## Start RECORDED INFORMATION

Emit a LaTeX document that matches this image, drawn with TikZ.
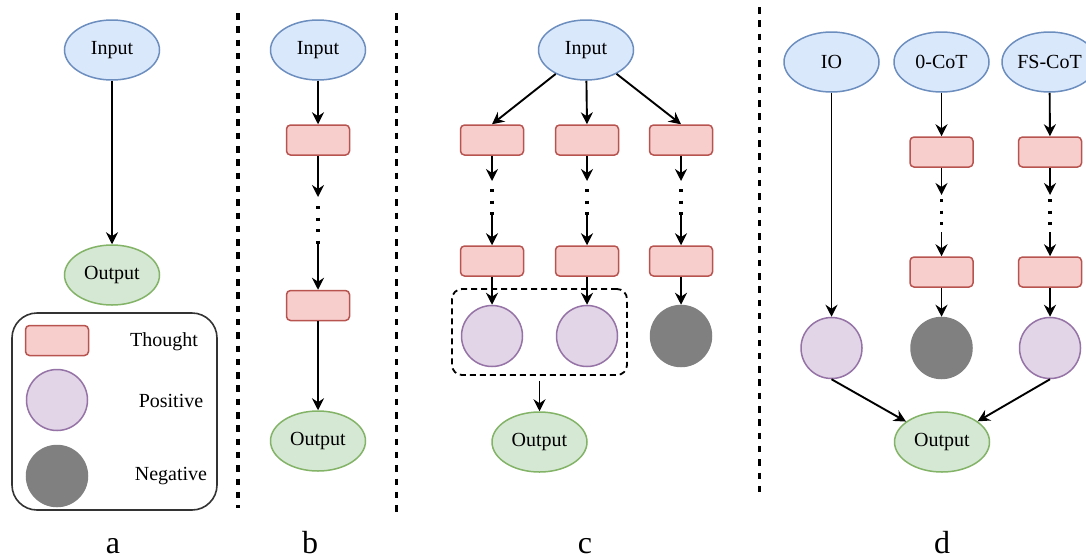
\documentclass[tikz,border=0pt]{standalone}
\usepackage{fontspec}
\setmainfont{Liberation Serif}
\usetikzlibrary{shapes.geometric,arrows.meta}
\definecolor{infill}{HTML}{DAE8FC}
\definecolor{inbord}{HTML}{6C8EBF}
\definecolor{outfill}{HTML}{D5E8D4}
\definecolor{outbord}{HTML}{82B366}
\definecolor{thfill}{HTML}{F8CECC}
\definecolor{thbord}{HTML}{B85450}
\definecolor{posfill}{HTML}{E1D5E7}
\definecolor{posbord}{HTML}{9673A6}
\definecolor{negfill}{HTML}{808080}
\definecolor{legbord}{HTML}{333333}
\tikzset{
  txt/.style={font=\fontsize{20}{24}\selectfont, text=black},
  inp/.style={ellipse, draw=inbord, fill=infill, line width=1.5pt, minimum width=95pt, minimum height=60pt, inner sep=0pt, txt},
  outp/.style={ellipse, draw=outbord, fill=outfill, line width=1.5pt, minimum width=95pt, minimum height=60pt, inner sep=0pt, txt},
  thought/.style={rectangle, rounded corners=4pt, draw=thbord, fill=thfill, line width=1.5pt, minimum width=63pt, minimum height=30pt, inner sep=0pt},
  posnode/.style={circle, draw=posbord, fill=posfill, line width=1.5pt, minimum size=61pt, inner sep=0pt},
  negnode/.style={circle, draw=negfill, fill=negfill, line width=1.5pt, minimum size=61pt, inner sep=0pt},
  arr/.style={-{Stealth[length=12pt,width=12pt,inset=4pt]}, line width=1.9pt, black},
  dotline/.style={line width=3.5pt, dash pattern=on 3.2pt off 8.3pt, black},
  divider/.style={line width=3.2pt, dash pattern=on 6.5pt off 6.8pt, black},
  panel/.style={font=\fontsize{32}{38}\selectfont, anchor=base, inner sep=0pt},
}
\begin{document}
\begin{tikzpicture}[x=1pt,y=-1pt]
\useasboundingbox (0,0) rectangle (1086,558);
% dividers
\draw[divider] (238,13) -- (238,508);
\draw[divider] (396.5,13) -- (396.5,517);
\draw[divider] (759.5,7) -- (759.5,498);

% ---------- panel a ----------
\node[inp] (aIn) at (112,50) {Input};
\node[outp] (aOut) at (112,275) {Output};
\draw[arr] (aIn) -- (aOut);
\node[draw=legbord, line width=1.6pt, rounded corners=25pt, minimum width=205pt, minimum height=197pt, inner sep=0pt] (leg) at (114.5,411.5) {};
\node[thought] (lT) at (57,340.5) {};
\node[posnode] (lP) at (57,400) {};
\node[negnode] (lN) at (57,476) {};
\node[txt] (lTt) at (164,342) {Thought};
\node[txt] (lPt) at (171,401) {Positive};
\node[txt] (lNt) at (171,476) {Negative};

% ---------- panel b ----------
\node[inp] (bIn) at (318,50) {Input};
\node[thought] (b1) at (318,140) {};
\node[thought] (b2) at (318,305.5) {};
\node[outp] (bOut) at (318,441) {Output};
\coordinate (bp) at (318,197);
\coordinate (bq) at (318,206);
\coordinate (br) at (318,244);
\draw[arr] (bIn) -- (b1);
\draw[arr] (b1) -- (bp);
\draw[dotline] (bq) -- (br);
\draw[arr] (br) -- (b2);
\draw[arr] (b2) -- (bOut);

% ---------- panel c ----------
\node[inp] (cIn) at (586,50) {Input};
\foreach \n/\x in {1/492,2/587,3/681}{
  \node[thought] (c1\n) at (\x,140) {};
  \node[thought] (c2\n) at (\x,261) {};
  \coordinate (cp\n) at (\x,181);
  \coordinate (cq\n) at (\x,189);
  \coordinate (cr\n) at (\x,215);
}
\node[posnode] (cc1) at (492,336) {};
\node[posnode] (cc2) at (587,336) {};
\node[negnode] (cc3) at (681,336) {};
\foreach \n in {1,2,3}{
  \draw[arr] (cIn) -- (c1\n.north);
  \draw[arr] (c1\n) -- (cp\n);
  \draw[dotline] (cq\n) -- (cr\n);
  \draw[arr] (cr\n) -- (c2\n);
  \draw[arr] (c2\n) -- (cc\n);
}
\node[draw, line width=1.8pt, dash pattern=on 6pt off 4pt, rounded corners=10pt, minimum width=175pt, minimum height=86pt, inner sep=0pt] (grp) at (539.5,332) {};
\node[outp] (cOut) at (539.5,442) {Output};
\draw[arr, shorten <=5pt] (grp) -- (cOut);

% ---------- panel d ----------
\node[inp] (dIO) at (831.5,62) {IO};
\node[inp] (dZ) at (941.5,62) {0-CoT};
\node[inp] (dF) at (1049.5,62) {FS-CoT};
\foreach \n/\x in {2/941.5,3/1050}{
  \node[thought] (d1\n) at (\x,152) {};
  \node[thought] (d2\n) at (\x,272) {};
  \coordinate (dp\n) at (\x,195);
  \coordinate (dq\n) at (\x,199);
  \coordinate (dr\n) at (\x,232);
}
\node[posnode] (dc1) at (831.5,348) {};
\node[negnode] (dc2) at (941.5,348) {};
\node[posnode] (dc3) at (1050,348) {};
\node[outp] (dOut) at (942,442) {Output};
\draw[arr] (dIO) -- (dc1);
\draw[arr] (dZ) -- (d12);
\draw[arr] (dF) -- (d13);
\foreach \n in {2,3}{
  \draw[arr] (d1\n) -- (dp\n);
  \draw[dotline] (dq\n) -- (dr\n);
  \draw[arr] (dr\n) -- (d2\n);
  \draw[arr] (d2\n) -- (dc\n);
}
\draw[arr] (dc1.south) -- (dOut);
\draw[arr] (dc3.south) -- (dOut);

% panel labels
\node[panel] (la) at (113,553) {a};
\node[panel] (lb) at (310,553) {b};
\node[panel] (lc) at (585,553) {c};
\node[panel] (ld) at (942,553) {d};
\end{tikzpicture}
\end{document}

## End RECORDED INFORMATION

:: GIVEN EXERCISE ::
With the pictures left out, transcribe the material exactly.

:: FULL ANSWER ::
Emit a LaTeX document that matches this image, drawn with TikZ.
\documentclass[tikz,border=0pt]{standalone}
\usepackage{fontspec}
\setmainfont{Liberation Serif}
\usetikzlibrary{shapes.geometric,arrows.meta}
\definecolor{infill}{HTML}{DAE8FC}
\definecolor{inbord}{HTML}{6C8EBF}
\definecolor{outfill}{HTML}{D5E8D4}
\definecolor{outbord}{HTML}{82B366}
\definecolor{thfill}{HTML}{F8CECC}
\definecolor{thbord}{HTML}{B85450}
\definecolor{posfill}{HTML}{E1D5E7}
\definecolor{posbord}{HTML}{9673A6}
\definecolor{negfill}{HTML}{808080}
\definecolor{legbord}{HTML}{333333}
\tikzset{
  txt/.style={font=\fontsize{20}{24}\selectfont, text=black},
  inp/.style={ellipse, draw=inbord, fill=infill, line width=1.5pt, minimum width=95pt, minimum height=60pt, inner sep=0pt, txt},
  outp/.style={ellipse, draw=outbord, fill=outfill, line width=1.5pt, minimum width=95pt, minimum height=60pt, inner sep=0pt, txt},
  thought/.style={rectangle, rounded corners=4pt, draw=thbord, fill=thfill, line width=1.5pt, minimum width=63pt, minimum height=30pt, inner sep=0pt},
  posnode/.style={circle, draw=posbord, fill=posfill, line width=1.5pt, minimum size=61pt, inner sep=0pt},
  negnode/.style={circle, draw=negfill, fill=negfill, line width=1.5pt, minimum size=61pt, inner sep=0pt},
  arr/.style={-{Stealth[length=12pt,width=12pt,inset=4pt]}, line width=1.9pt, black},
  dotline/.style={line width=3.5pt, dash pattern=on 3.2pt off 8.3pt, black},
  divider/.style={line width=3.2pt, dash pattern=on 6.5pt off 6.8pt, black},
  panel/.style={font=\fontsize{32}{38}\selectfont, anchor=base, inner sep=0pt},
}
\begin{document}
\begin{tikzpicture}[x=1pt,y=-1pt]
\useasboundingbox (0,0) rectangle (1086,558);
% dividers
\draw[divider] (238,13) -- (238,508);
\draw[divider] (396.5,13) -- (396.5,517);
\draw[divider] (759.5,7) -- (759.5,498);

% ---------- panel a ----------
\node[inp] (aIn) at (112,50) {Input};
\node[outp] (aOut) at (112,275) {Output};
\draw[arr] (aIn) -- (aOut);
\node[draw=legbord, line width=1.6pt, rounded corners=25pt, minimum width=205pt, minimum height=197pt, inner sep=0pt] (leg) at (114.5,411.5) {};
\node[thought] (lT) at (57,340.5) {};
\node[posnode] (lP) at (57,400) {};
\node[negnode] (lN) at (57,476) {};
\node[txt] (lTt) at (164,342) {Thought};
\node[txt] (lPt) at (171,401) {Positive};
\node[txt] (lNt) at (171,476) {Negative};

% ---------- panel b ----------
\node[inp] (bIn) at (318,50) {Input};
\node[thought] (b1) at (318,140) {};
\node[thought] (b2) at (318,305.5) {};
\node[outp] (bOut) at (318,441) {Output};
\coordinate (bp) at (318,197);
\coordinate (bq) at (318,206);
\coordinate (br) at (318,244);
\draw[arr] (bIn) -- (b1);
\draw[arr] (b1) -- (bp);
\draw[dotline] (bq) -- (br);
\draw[arr] (br) -- (b2);
\draw[arr] (b2) -- (bOut);

% ---------- panel c ----------
\node[inp] (cIn) at (586,50) {Input};
\foreach \n/\x in {1/492,2/587,3/681}{
  \node[thought] (c1\n) at (\x,140) {};
  \node[thought] (c2\n) at (\x,261) {};
  \coordinate (cp\n) at (\x,181);
  \coordinate (cq\n) at (\x,189);
  \coordinate (cr\n) at (\x,215);
}
\node[posnode] (cc1) at (492,336) {};
\node[posnode] (cc2) at (587,336) {};
\node[negnode] (cc3) at (681,336) {};
\foreach \n in {1,2,3}{
  \draw[arr] (cIn) -- (c1\n.north);
  \draw[arr] (c1\n) -- (cp\n);
  \draw[dotline] (cq\n) -- (cr\n);
  \draw[arr] (cr\n) -- (c2\n);
  \draw[arr] (c2\n) -- (cc\n);
}
\node[draw, line width=1.8pt, dash pattern=on 6pt off 4pt, rounded corners=10pt, minimum width=175pt, minimum height=86pt, inner sep=0pt] (grp) at (539.5,332) {};
\node[outp] (cOut) at (539.5,442) {Output};
\draw[arr, shorten <=5pt] (grp) -- (cOut);

% ---------- panel d ----------
\node[inp] (dIO) at (831.5,62) {IO};
\node[inp] (dZ) at (941.5,62) {0-CoT};
\node[inp] (dF) at (1049.5,62) {FS-CoT};
\foreach \n/\x in {2/941.5,3/1050}{
  \node[thought] (d1\n) at (\x,152) {};
  \node[thought] (d2\n) at (\x,272) {};
  \coordinate (dp\n) at (\x,195);
  \coordinate (dq\n) at (\x,199);
  \coordinate (dr\n) at (\x,232);
}
\node[posnode] (dc1) at (831.5,348) {};
\node[negnode] (dc2) at (941.5,348) {};
\node[posnode] (dc3) at (1050,348) {};
\node[outp] (dOut) at (942,442) {Output};
\draw[arr] (dIO) -- (dc1);
\draw[arr] (dZ) -- (d12);
\draw[arr] (dF) -- (d13);
\foreach \n in {2,3}{
  \draw[arr] (d1\n) -- (dp\n);
  \draw[dotline] (dq\n) -- (dr\n);
  \draw[arr] (dr\n) -- (d2\n);
  \draw[arr] (d2\n) -- (dc\n);
}
\draw[arr] (dc1.south) -- (dOut);
\draw[arr] (dc3.south) -- (dOut);

% panel labels
\node[panel] (la) at (113,553) {a};
\node[panel] (lb) at (310,553) {b};
\node[panel] (lc) at (585,553) {c};
\node[panel] (ld) at (942,553) {d};
\end{tikzpicture}
\end{document}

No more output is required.